▶ _Description of the task_:
The lines from the top of the material below through the line containing "titles = ['Training" are to be printed exactly, with pictures omitted.

▶ _Supplied data_:
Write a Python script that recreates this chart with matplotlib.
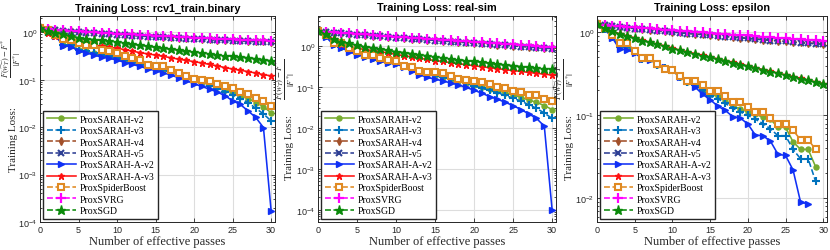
import matplotlib
matplotlib.use('Agg')
import matplotlib.pyplot as plt
from matplotlib.ticker import LogLocator, NullFormatter, FixedLocator

plt.rcParams['mathtext.fontset'] = 'stix'

# ---------------- data ----------------
passes = list(range(31))
methods = ['ProxSARAH-v2', 'ProxSARAH-v3', 'ProxSARAH-v4', 'ProxSARAH-v5',
           'ProxSARAH-A-v2', 'ProxSARAH-A-v3', 'ProxSpiderBoost', 'ProxSVRG', 'ProxSGD']
titles = ['Training Loss: rcv1_train.binary', 'Training Loss: real-sim', 'Training Loss: epsilon']

# rcv1_train.binary
rcv1_v2 = [1.20, 1.02, 0.88, 0.55, 0.53, 0.43, 0.40, 0.36, 0.33, 0.31, 0.29, 0.26, 0.24, 0.215, 0.195, 0.178,
           0.16, 0.145, 0.13, 0.115, 0.10, 0.09, 0.08, 0.07, 0.062, 0.052, 0.045, 0.040, 0.033, 0.027, 0.020]
rcv1_v3 = [1.20, 1.02, 0.88, 0.55, 0.53, 0.43, 0.40, 0.36, 0.33, 0.31, 0.29, 0.26, 0.24, 0.215, 0.195, 0.175,
           0.158, 0.142, 0.127, 0.112, 0.098, 0.087, 0.075, 0.065, 0.056, 0.047, 0.040, 0.033, 0.025, 0.019, 0.0135]
rcv1_v4 = [1.20, 1.15, 1.11, 1.08, 1.05, 1.02, 0.99, 0.97, 0.95, 0.93, 0.91, 0.89, 0.87, 0.85, 0.83, 0.82,
           0.80, 0.79, 0.77, 0.76, 0.74, 0.73, 0.72, 0.70, 0.69, 0.68, 0.67, 0.66, 0.65, 0.64, 0.63]
rcv1_v5 = [1.20, 1.14, 1.10, 1.06, 1.03, 1.00, 0.97, 0.95, 0.93, 0.91, 0.89, 0.87, 0.85, 0.83, 0.81, 0.79,
           0.78, 0.76, 0.75, 0.73, 0.72, 0.71, 0.69, 0.68, 0.67, 0.66, 0.65, 0.64, 0.63, 0.62, 0.61]
rcv1_av2 = [1.20, 1.00, 0.85, 0.52, 0.50, 0.40, 0.37, 0.33, 0.30, 0.28, 0.26, 0.23, 0.21, 0.19, 0.17, 0.155,
            0.14, 0.125, 0.11, 0.095, 0.082, 0.072, 0.063, 0.055, 0.046, 0.036, 0.030, 0.022, 0.016, 0.0098, 0.00017]
rcv1_av3 = [1.20, 0.95, 0.84, 0.76, 0.68, 0.62, 0.58, 0.54, 0.51, 0.48, 0.46, 0.43, 0.40, 0.37, 0.35, 0.33,
            0.31, 0.29, 0.27, 0.255, 0.24, 0.225, 0.21, 0.195, 0.18, 0.168, 0.158, 0.148, 0.138, 0.128, 0.12]
rcv1_spider = [1.20, 1.10, 0.88, 0.71, 0.70, 0.59, 0.53, 0.53, 0.42, 0.40, 0.36, 0.32, 0.29, 0.255, 0.20, 0.19,
               0.19, 0.16, 0.14, 0.12, 0.105, 0.10, 0.092, 0.083, 0.075, 0.066, 0.055, 0.050, 0.042, 0.035, 0.028]
rcv1_svrg = [1.20, 1.16, 1.13, 1.10, 1.07, 1.04, 1.02, 1.00, 0.98, 0.96, 0.94, 0.92, 0.90, 0.88, 0.86, 0.85,
             0.83, 0.82, 0.80, 0.79, 0.77, 0.76, 0.75, 0.73, 0.72, 0.71, 0.70, 0.69, 0.68, 0.67, 0.66]
rcv1_sgd = [1.20, 1.08, 0.98, 0.90, 0.83, 0.77, 0.73, 0.70, 0.67, 0.64, 0.62, 0.59, 0.56, 0.53, 0.51, 0.48,
            0.46, 0.44, 0.42, 0.40, 0.38, 0.365, 0.35, 0.335, 0.32, 0.31, 0.30, 0.29, 0.275, 0.265, 0.25]

# real-sim
real_v2 = [2.3, 1.75, 1.1, 0.95, 0.78, 0.65, 0.58, 0.52, 0.45, 0.41, 0.38, 0.32, 0.28, 0.24, 0.21, 0.19,
           0.17, 0.155, 0.14, 0.125, 0.11, 0.10, 0.09, 0.08, 0.072, 0.064, 0.055, 0.048, 0.042, 0.035, 0.028]
real_v3 = [2.3, 1.75, 1.1, 0.95, 0.78, 0.65, 0.58, 0.52, 0.45, 0.41, 0.38, 0.32, 0.28, 0.24, 0.21, 0.19,
           0.17, 0.155, 0.14, 0.123, 0.105, 0.093, 0.082, 0.072, 0.062, 0.053, 0.045, 0.037, 0.030, 0.023, 0.017]
real_v4 = [2.30, 2.20, 2.12, 2.05, 1.98, 1.91, 1.85, 1.79, 1.73, 1.67, 1.62, 1.57, 1.52, 1.47, 1.43, 1.38,
           1.34, 1.30, 1.26, 1.22, 1.18, 1.15, 1.11, 1.08, 1.05, 1.02, 0.99, 0.96, 0.93, 0.90, 0.88]
real_v5 = [2.30, 2.19, 2.10, 2.03, 1.96, 1.89, 1.83, 1.77, 1.71, 1.65, 1.60, 1.55, 1.50, 1.45, 1.41, 1.36,
           1.32, 1.28, 1.24, 1.20, 1.16, 1.13, 1.09, 1.06, 1.03, 1.00, 0.97, 0.94, 0.91, 0.88, 0.86]
real_av2 = [2.3, 1.7, 1.06, 0.90, 0.73, 0.61, 0.55, 0.48, 0.42, 0.39, 0.36, 0.31, 0.25, 0.20, 0.17, 0.155,
            0.14, 0.125, 0.112, 0.097, 0.083, 0.07, 0.058, 0.05, 0.042, 0.035, 0.028, 0.022, 0.017, 0.011, 0.0001]
real_av3 = [2.30, 1.90, 1.45, 1.10, 0.98, 0.88, 0.82, 0.77, 0.72, 0.68, 0.62, 0.58, 0.54, 0.50, 0.47, 0.44,
            0.42, 0.39, 0.37, 0.35, 0.33, 0.31, 0.295, 0.28, 0.265, 0.25, 0.24, 0.225, 0.215, 0.205, 0.195]
real_spider = [2.3, 1.9, 1.2, 1.15, 0.88, 0.76, 0.61, 0.60, 0.50, 0.46, 0.42, 0.33, 0.30, 0.25, 0.23, 0.225,
               0.22, 0.18, 0.16, 0.15, 0.14, 0.135, 0.12, 0.10, 0.092, 0.08, 0.076, 0.063, 0.065, 0.05, 0.045]
real_svrg = [2.30, 2.22, 2.15, 2.09, 2.03, 1.97, 1.91, 1.85, 1.80, 1.74, 1.69, 1.64, 1.59, 1.55, 1.50, 1.46,
             1.42, 1.38, 1.34, 1.30, 1.26, 1.22, 1.19, 1.15, 1.12, 1.09, 1.06, 1.03, 1.00, 0.97, 0.95]
real_sgd = [2.30, 2.00, 1.50, 1.25, 1.15, 1.05, 0.97, 0.90, 0.84, 0.78, 0.73, 0.69, 0.65, 0.61, 0.58, 0.55,
            0.52, 0.49, 0.465, 0.44, 0.42, 0.40, 0.38, 0.36, 0.345, 0.33, 0.315, 0.30, 0.29, 0.28, 0.27]

# epsilon
eps_v2 = [1.25, 1.11, 0.90, 0.69, 0.68, 0.59, 0.49, 0.48, 0.41, 0.37, 0.35, 0.29, 0.25, 0.24, 0.21, 0.18,
          0.17, 0.15, 0.13, 0.12, 0.11, 0.104, 0.095, 0.09, 0.072, 0.072, 0.048, 0.039, 0.039, 0.024]
eps_v3 = [1.25, 1.11, 0.89, 0.67, 0.66, 0.58, 0.485, 0.475, 0.41, 0.37, 0.35, 0.29, 0.25, 0.235, 0.20, 0.17,
          0.16, 0.14, 0.122, 0.11, 0.10, 0.09, 0.08, 0.069, 0.057, 0.057, 0.039, 0.030, 0.030, 0.016]
eps_v4 = [1.25, 1.22, 1.19, 1.17, 1.14, 1.12, 1.10, 1.08, 1.06, 1.04, 1.02, 1.00, 0.98, 0.96, 0.95, 0.93,
          0.91, 0.90, 0.88, 0.87, 0.85, 0.84, 0.82, 0.81, 0.80, 0.78, 0.77, 0.76, 0.75, 0.74, 0.73]
eps_v5 = [1.25, 1.22, 1.19, 1.16, 1.14, 1.11, 1.09, 1.07, 1.05, 1.03, 1.01, 0.99, 0.97, 0.96, 0.94, 0.92,
          0.91, 0.89, 0.88, 0.86, 0.85, 0.83, 0.82, 0.80, 0.79, 0.78, 0.76, 0.75, 0.74, 0.73, 0.72]
eps_av2 = [1.25, 1.10, 0.87, 0.63, 0.62, 0.57, 0.48, 0.47, 0.42, 0.38, 0.35, 0.29, 0.26, 0.22, 0.18, 0.155,
           0.13, 0.115, 0.097, 0.093, 0.079, 0.058, 0.057, 0.049, 0.034, 0.033, 0.022, 0.009, 0.0086]
eps_av3 = [1.25, 1.14, 1.04, 0.96, 0.91, 0.86, 0.81, 0.76, 0.72, 0.69, 0.65, 0.61, 0.585, 0.555, 0.53, 0.505,
           0.48, 0.455, 0.435, 0.415, 0.395, 0.375, 0.357, 0.34, 0.324, 0.308, 0.294, 0.28, 0.266, 0.253, 0.242]
eps_spider = [1.25, 1.12, 0.93, 0.75, 0.75, 0.60, 0.49, 0.49, 0.42, 0.36, 0.355, 0.30, 0.26, 0.26, 0.23, 0.195,
              0.195, 0.17, 0.147, 0.147, 0.125, 0.109, 0.109, 0.093, 0.079, 0.079, 0.066, 0.051, 0.051, 0.039]
eps_svrg = [1.25, 1.23, 1.21, 1.19, 1.17, 1.15, 1.13, 1.12, 1.10, 1.08, 1.07, 1.05, 1.03, 1.02, 1.00, 0.99,
            0.97, 0.96, 0.94, 0.93, 0.92, 0.90, 0.89, 0.88, 0.86, 0.85, 0.84, 0.83, 0.82, 0.81, 0.80]
eps_sgd = [1.25, 1.13, 1.03, 0.96, 0.90, 0.85, 0.80, 0.76, 0.72, 0.68, 0.64, 0.61, 0.58, 0.553, 0.526, 0.50,
           0.477, 0.454, 0.432, 0.411, 0.392, 0.373, 0.355, 0.338, 0.322, 0.306, 0.292, 0.278, 0.264, 0.252, 0.24]

datasets = [
    [rcv1_v2, rcv1_v3, rcv1_v4, rcv1_v5, rcv1_av2, rcv1_av3, rcv1_spider, rcv1_svrg, rcv1_sgd],
    [real_v2, real_v3, real_v4, real_v5, real_av2, real_av3, real_spider, real_svrg, real_sgd],
    [eps_v2, eps_v3, eps_v4, eps_v5, eps_av2, eps_av3, eps_spider, eps_svrg, eps_sgd],
]
ylabel_text = 'Training Loss:'
ylabel_fracs = [r'$\dfrac{F(\widetilde{w_T})-F^{*}}{|F^{*}|}$',
                r'$\dfrac{F(w_T)-F^{*}}{|F^{*}|}$',
                r'$\dfrac{F(\widetilde{w_T})-F^{*}}{|F^{*}|}$']
ylims = [(1e-4, 2.2), (5e-5, 5.4), (5.2e-3, 1.58)]
ymajor = [[1e-4, 1e-3, 1e-2, 1e-1, 1e0], [1e-4, 1e-3, 1e-2, 1e-1, 1e0], [1e-2, 1e-1, 1e0]]

# ---------------- styles ----------------
styles = [
    dict(color='#77AC30', ls='-', marker='o', ms=3.6, mfc='#77AC30'),
    dict(color='#0072BD', ls='--', marker='+', ms=5.5, mew=1.5),
    dict(color='#A2502A', ls='--', marker='d', ms=3.6, mfc='#A2502A'),
    dict(color='#2E3F94', ls='--', marker='x', ms=4.5, mew=1.5),
    dict(color='#1030F5', ls='-', marker='>', ms=5.0, mfc='#1030F5'),
    dict(color='#FF1010', ls='-', marker='*', ms=4.5, mfc='#FF1010'),
    dict(color='#E08A22', ls='--', marker='s', ms=4.3, mfc='white', mew=1.5),
    dict(color='#FF00FF', ls='--', marker='+', ms=6.5, mew=1.6),
    dict(color='#0A8A0A', ls='--', marker='*', ms=6.5, mfc='#0A8A0A'),
]

W, H = 830, 251
fig = plt.figure(figsize=(W / 100, H / 100), dpi=100)
lefts = [40, 318, 597]
rights = [275, 556, 827]
text_x = [13, 289, 569]
text_y = [140, 148, 148]
frac_x = [11, 285.5, 564.5]
frac_y = [58, 79, 79]
frac_size = [6.0, 6.3, 6.3]
bottom = 28 / H
top = 234 / H

for k in range(3):
    w = rights[k] - lefts[k]
    ax = fig.add_axes([lefts[k] / W, bottom, w / W, top - bottom])
    for j, (name, ys) in enumerate(zip(methods, datasets[k])):
        st = styles[j]
        ax.plot(passes[:len(ys)], ys, label=name, lw=1.15, **st)
    ax.set_yscale('log')
    ax.set_xlim(0, 30.5)
    ax.set_ylim(*ylims[k])
    ax.set_xticks([0, 5, 10, 15, 20, 25, 30])
    ax.yaxis.set_major_locator(FixedLocator(ymajor[k]))
    ax.yaxis.set_minor_locator(LogLocator(base=10, subs=range(2, 10), numticks=20))
    ax.yaxis.set_minor_formatter(NullFormatter())
    ax.grid(True, which='major', color='#DDDDDD', lw=0.8)
    ax.set_axisbelow(True)
    ax.tick_params(which='both', direction='in', top=True, right=True, labelsize=6.5,
                   colors='#262626', width=0.6, pad=2)
    ax.tick_params(which='major', length=3)
    ax.tick_params(which='minor', length=1.6)
    for lab in ax.get_xticklabels() + ax.get_yticklabels():
        lab.set_family('Liberation Sans')
    for sp in ax.spines.values():
        sp.set_color('#262626')
        sp.set_linewidth(0.7)
    ax.set_title(titles[k], fontsize=7.8, fontweight='bold', family='Liberation Sans', pad=4)
    ax.set_xlabel('Number of effective passes', fontsize=9, family='Liberation Serif',
                  color='#262626', labelpad=1)
    # y label: plain part and fraction part
    fig.text(text_x[k] / W, 1 - text_y[k] / H, ylabel_text, rotation=90, ha='center', va='center',
             fontsize=8, family='Liberation Serif', color='#262626')
    fig.text(frac_x[k] / W, 1 - frac_y[k] / H, ylabel_fracs[k], rotation=90, ha='center', va='center',
             fontsize=frac_size[k], color='#262626')
    leg = ax.legend(loc='lower left', bbox_to_anchor=(0.0, 0.0), borderaxespad=0.35,
                    prop={'family': 'Liberation Serif', 'size': 7}, handlelength=3.0,
                    labelspacing=0.25, handletextpad=0.4, borderpad=0.35,
                    fancybox=False, framealpha=1.0, edgecolor='#262626')
    leg.get_frame().set_linewidth(1.0)

fig.savefig('out.png', dpi=100)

▶ _Answer to this task_:
Write a Python script that recreates this chart with matplotlib.
import matplotlib
matplotlib.use('Agg')
import matplotlib.pyplot as plt
from matplotlib.ticker import LogLocator, NullFormatter, FixedLocator

plt.rcParams['mathtext.fontset'] = 'stix'

# ---------------- data ----------------
passes = list(range(31))
methods = ['ProxSARAH-v2', 'ProxSARAH-v3', 'ProxSARAH-v4', 'ProxSARAH-v5',
           'ProxSARAH-A-v2', 'ProxSARAH-A-v3', 'ProxSpiderBoost', 'ProxSVRG', 'ProxSGD']
titles = ['Training Loss: rcv1_train.binary', 'Training Loss: real-sim', 'Training Loss: epsilon']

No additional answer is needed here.